Yesterday my MacBook Pro had to go into the Genius Bar at the local Apple store due to a dead SuperDrive. This was the fourth visit in the nine months I’ve had it, not to mention it’s initial delivery troubles (a month to arrive as it circled the country). Needless to say I wasn’t happy when I took it in, I rely on this machine for my work.

The Genius took a look at the machine, confirmed the drive was dead, pulled up its service history and then excused himself to talk to the manager. Five minutes later and I was offered a brand new machine, albeit with a wait while it was ordered.

The measure of a company is not in their sales or marketing, but customer service. Apple acknowledge that their machines fail, just like every other manufacturer. But if I had taken this machine in to PC World I would have fought for an hour just to prove I’d bought it from them, then they’d say it was out of warranty, then they’d replace it but charge me to move data across.

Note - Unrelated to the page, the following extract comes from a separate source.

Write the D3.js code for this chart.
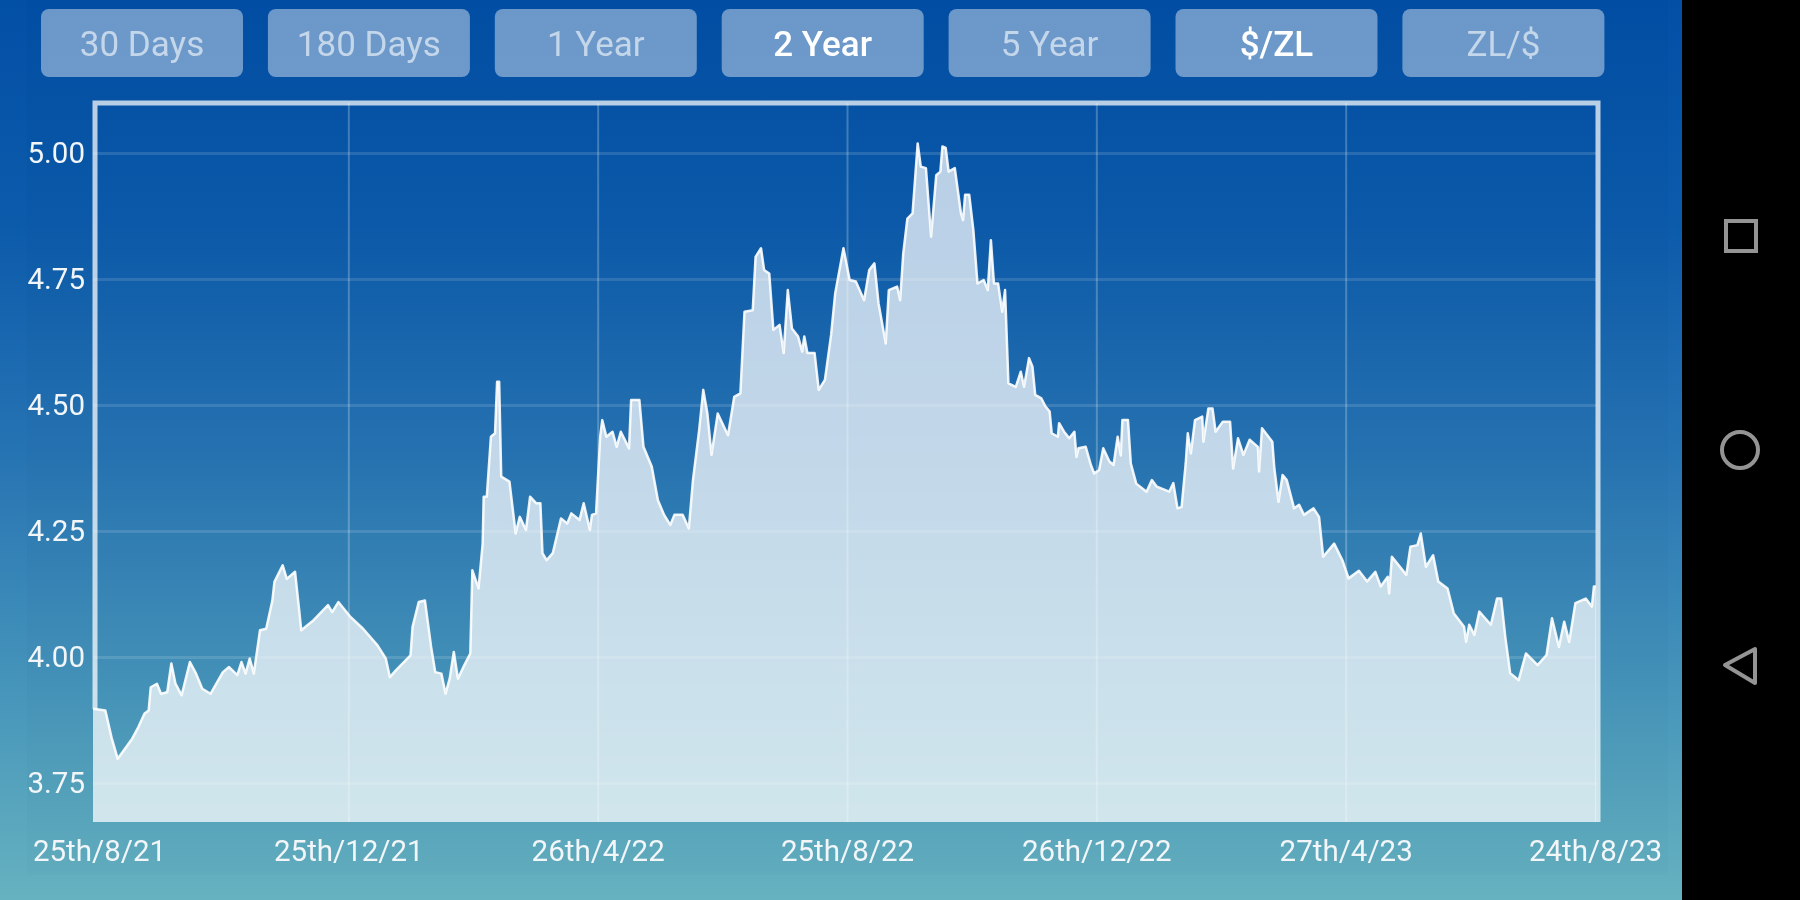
<!DOCTYPE html>
<html>
<head>
<meta charset="utf-8">
<script src="https://cdnjs.cloudflare.com/ajax/libs/d3/7.8.5/d3.min.js"></script>
<style>
  html, body { margin: 0; padding: 0; background: #000; overflow: hidden; }
  text { font-family: Roboto, sans-serif; }
  .domain { display: none; }
</style>
</head>
<body>
<div id="chart"></div>
<script>
// range buttons along the top
var buttonLabels = ["30 Days", "180 Days", "1 Year", "2 Year", "5 Year", "$/ZL", "ZL/$"];
var activeButtons = ["2 Year", "$/ZL"];

var startDate = "2021-08-25";
var endDate = "2023-08-24";
var rateTicks = [3.75, 4.00, 4.25, 4.50, 4.75, 5.00];
var dateLabels = ["25th/8/21", "25th/12/21", "26th/4/22", "25th/8/22", "26th/12/22", "27th/4/23", "24th/8/23"];

// days since startDate
var days = [0, 1, 6, 9, 12, 19, 22, 25, 27, 28, 31, 33, 36, 38, 40, 43, 47, 50, 53, 57, 63, 66, 70, 72, 74, 76, 78, 81, 84, 87, 88,
  92, 94, 98, 100, 101, 107, 114, 116, 119, 125, 131, 138, 142, 144, 147, 154, 155, 158, 161, 164, 166, 169, 171, 173, 175, 177, 180, 183,
  184, 187, 189, 189.5, 191, 193, 195, 196, 197, 198, 202, 205, 207, 210, 212, 215, 217, 218, 220, 223, 227, 230, 232, 236, 238, 241, 242, 244,
  246, 247, 249, 252, 254, 256, 260, 261, 265, 267, 271, 274, 277, 280, 282, 286, 289, 291, 294, 296, 298, 300, 303, 308, 311, 314,
  316, 320, 321.4, 324, 325.5, 328, 330, 333, 335, 337, 339, 342, 344, 345, 346.5, 350, 352, 355, 358, 360, 364, 367, 370, 374, 376.5, 379, 381, 384.5, 386, 390, 391.5, 393, 395, 397.5,
  400, 401.5, 404, 406.5, 409, 411, 412, 413.6, 415, 418, 421, 422, 423, 425, 427, 429, 432, 434, 435.5, 437, 439, 441, 442.4, 444, 447.6, 450, 451.6, 454, 455.7, 457,
  460, 462, 464, 465, 468, 468.6, 471, 473.5, 476, 477, 478, 481.5, 484, 485.6, 488, 490, 493, 495, 497, 498.5, 499.3, 502, 503.4, 506, 511, 513.6, 516, 522, 524, 526, 528, 530, 531, 532.5,
  534.5, 538, 538.6, 541, 543, 544.5, 548, 551.5, 553, 555.4, 558, 561, 565, 565.6, 567, 572, 573, 575, 577, 579, 582.6, 585, 587.4, 592, 594.7, 596.7,
  602, 606, 609, 614, 618, 622, 624.6, 628, 628.7, 630, 637, 639, 642.4, 644, 646.5, 650, 652.5, 657, 660, 665, 666, 667.5, 670, 672.4, 678, 681, 683, 685, 687.4,
  691.5, 695, 700.7, 705, 707.7, 711, 713.6, 716, 719, 724, 727, 728, 729];

// $/ZL rate on each of those days
var rates = [3.897, 3.897, 3.894, 3.84, 3.798, 3.838, 3.861, 3.888, 3.894, 3.94, 3.947, 3.927, 3.93, 3.987, 3.947, 3.924, 3.99, 3.967, 3.937, 3.927, 3.97, 3.98, 3.964, 3.99, 3.967, 3.997, 3.967, 4.053, 4.056, 4.112, 4.149,
  4.182, 4.155, 4.169, 4.093, 4.053, 4.073, 4.103, 4.089, 4.109, 4.079, 4.056, 4.023, 3.997, 3.96, 3.974, 4.003, 4.06, 4.109, 4.112, 4.02, 3.97, 3.967, 3.927, 3.957, 4.01, 3.957, 3.983, 4.007,
  4.172, 4.136, 4.225, 4.318, 4.318, 4.437, 4.444, 4.546, 4.546, 4.358, 4.348, 4.245, 4.278, 4.252, 4.318, 4.305, 4.305, 4.206, 4.192, 4.206, 4.275, 4.265, 4.285, 4.272, 4.305, 4.252, 4.282, 4.285,
  4.437, 4.47, 4.437, 4.447, 4.417, 4.447, 4.414, 4.51, 4.51, 4.417, 4.378, 4.311, 4.282, 4.262, 4.282, 4.282, 4.255, 4.351, 4.45, 4.53, 4.483, 4.401, 4.483, 4.44, 4.516, 4.523,
  4.685, 4.688, 4.794, 4.811, 4.768, 4.761, 4.649, 4.659, 4.603, 4.728, 4.652, 4.636, 4.606, 4.636, 4.603, 4.603, 4.53, 4.55, 4.639, 4.722, 4.811, 4.748, 4.745, 4.708, 4.768, 4.781, 4.702, 4.622, 4.728, 4.735, 4.708, 4.801, 4.87, 4.88,
  5.019, 4.973, 4.97, 4.834, 4.956, 4.963, 5.013, 5.01, 4.963, 4.97, 4.88, 4.867, 4.917, 4.917, 4.847, 4.741, 4.748, 4.728, 4.827, 4.741, 4.741, 4.685, 4.728, 4.543, 4.536, 4.566, 4.536, 4.593, 4.576, 4.52,
  4.513, 4.497, 4.487, 4.444, 4.437, 4.464, 4.447, 4.434, 4.447, 4.397, 4.414, 4.417, 4.381, 4.364, 4.371, 4.414, 4.388, 4.381, 4.437, 4.4, 4.47, 4.47, 4.384, 4.344, 4.328, 4.351, 4.338, 4.328, 4.345, 4.295, 4.298, 4.384, 4.444, 4.404,
  4.47, 4.477, 4.427, 4.493, 4.493, 4.447, 4.467, 4.467, 4.374, 4.434, 4.401, 4.431, 4.417, 4.368, 4.454, 4.427, 4.374, 4.308, 4.361, 4.351, 4.295, 4.302, 4.282, 4.295, 4.278, 4.199,
  4.225, 4.192, 4.156, 4.171, 4.15, 4.169, 4.14, 4.159, 4.126, 4.199, 4.163, 4.219, 4.222, 4.245, 4.179, 4.202, 4.15, 4.136, 4.087, 4.06, 4.03, 4.064, 4.044, 4.09, 4.064, 4.116, 4.116, 4.04, 3.968,
  3.954, 4.007, 3.984, 4.004, 4.077, 4.02, 4.07, 4.03, 4.107, 4.116, 4.1, 4.14, 4.14];

var width = 1800, height = 900;
var margin = {top: 103, left: 93, right: 1596, bottom: 822};

var parseDate = d3.utcParse("%Y-%m-%d");
var start = parseDate(startDate);
var data = days.map(function(d, i) {
  return {date: d3.utcHour.offset(start, d * 24), rate: rates[i]};
});

var x = d3.scaleUtc()
  .domain([start, parseDate(endDate)])
  .range([margin.left, margin.right]);

// the app spaces its date labels evenly, not by calendar
var xLabels = d3.scalePoint()
  .domain(dateLabels)
  .range([99, 1595]);

var y = d3.scaleLinear()
  .domain([3.75, 5])
  .range([783, 153]);

var svg = d3.select("#chart").append("svg")
  .attr("width", width)
  .attr("height", height)
  .style("display", "block")
  .style("filter", "blur(0.6px)");

// background
var grad = svg.append("defs").append("linearGradient")
  .attr("id", "bg")
  .attr("x1", 0).attr("y1", 0).attr("x2", 0).attr("y2", 1);
[[0, "#024fa6"], [0.25, "#0c5bab"], [0.5, "#2673b3"], [0.75, "#4493ba"], [1, "#66b2c0"]].forEach(function(s) {
  grad.append("stop").attr("offset", s[0]).attr("stop-color", s[1]);
});

svg.append("rect").attr("width", 1682).attr("height", height).attr("fill", "url(#bg)");
svg.append("rect").attr("x", 27).attr("width", 1641).attr("height", 875).attr("fill", "#000").attr("opacity", 0.015);
svg.append("rect").attr("x", 1682).attr("width", 118).attr("height", height).attr("fill", "#000");

// buttons
var button = svg.append("g").selectAll("g")
  .data(buttonLabels)
  .enter().append("g")
  .attr("transform", function(d, i) { return "translate(" + (41 + i * 226.9) + ",9)"; });

button.append("rect")
  .attr("width", 202)
  .attr("height", 68)
  .attr("rx", 8)
  .attr("fill", "#fff")
  .attr("fill-opacity", 0.42);

button.append("text")
  .attr("x", 101)
  .attr("y", 47)
  .attr("text-anchor", "middle")
  .style("font-size", "35px")
  .style("font-weight", function(d) { return activeButtons.indexOf(d) >= 0 ? 500 : 400; })
  .attr("fill", "#fff")
  .attr("fill-opacity", function(d) { return activeButtons.indexOf(d) >= 0 ? 1 : 0.6; })
  .text(function(d) { return d; });

// grid lines + axes
var yAxis = svg.append("g")
  .attr("transform", "translate(" + margin.left + ",0)")
  .call(d3.axisLeft(y)
    .tickValues(rateTicks)
    .tickSize(-(margin.right - margin.left))
    .tickPadding(8)
    .tickFormat(d3.format(".2f")));

yAxis.selectAll("line").attr("stroke", "#fff").attr("stroke-opacity", 0.13).attr("stroke-width", 3);

var xAxis = svg.append("g")
  .attr("transform", "translate(0," + margin.bottom + ")")
  .call(d3.axisBottom(xLabels)
    .tickSize(-(margin.bottom - margin.top))
    .tickPadding(18));

xAxis.selectAll("line")
  .attr("stroke", "#fff")
  .attr("stroke-opacity", 0.24)
  .attr("stroke-width", 2)
  .filter(function(d, i) { return i == 0 || i == dateLabels.length - 1; })
  .remove();

svg.selectAll(".tick text")
  .attr("fill", "#f2f6f9")
  .style("font-size", "29.5px");

// frame, left and top legs stop where the line starts, right leg sits next to the area
svg.append("path")
  .attr("d", d3.line()([[margin.left + 2, y(rates[0])], [margin.left + 2, margin.top], [margin.right + 2, margin.top], [margin.right + 2, margin.bottom]]))
  .attr("fill", "none")
  .attr("stroke", "#fff")
  .attr("stroke-opacity", 0.72)
  .attr("stroke-width", 5);

// area + line
var area = d3.area()
  .x(function(d) { return x(d.date); })
  .y0(margin.bottom)
  .y1(function(d) { return y(d.rate); });

var line = d3.line()
  .x(function(d) { return x(d.date); })
  .y(function(d) { return y(d.rate); });

svg.append("path")
  .datum(data)
  .attr("d", area)
  .attr("fill", "#fff")
  .attr("fill-opacity", 0.72);

svg.append("path")
  .datum(data)
  .attr("d", line)
  .attr("fill", "none")
  .attr("stroke", "#fff")
  .attr("stroke-opacity", 0.9)
  .attr("stroke-width", 2.5)
  .attr("stroke-linejoin", "round");

// android nav bar
var nav = svg.append("g")
  .attr("fill", "none")
  .attr("stroke", "#949494")
  .attr("stroke-width", 4);
nav.append("rect").attr("x", 1726).attr("y", 221).attr("width", 30).attr("height", 30);
nav.append("circle").attr("cx", 1740).attr("cy", 450).attr("r", 18);
nav.append("path").attr("d", "M1725,665L1755,649V683Z").attr("stroke-linejoin", "round");
</script>
</body>
</html>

Apple do their utmost to fix your machine first and foremost and when that fails swap it out completely for you. No muss, no fuss.

It’s going to be a pain living without a machine for however long my new one takes to arrive, but at least in the meantime I’m writing blog posts and telling people how courteously Apple replaced it rather than bitching and moaning at another poor example of customer service in the UK.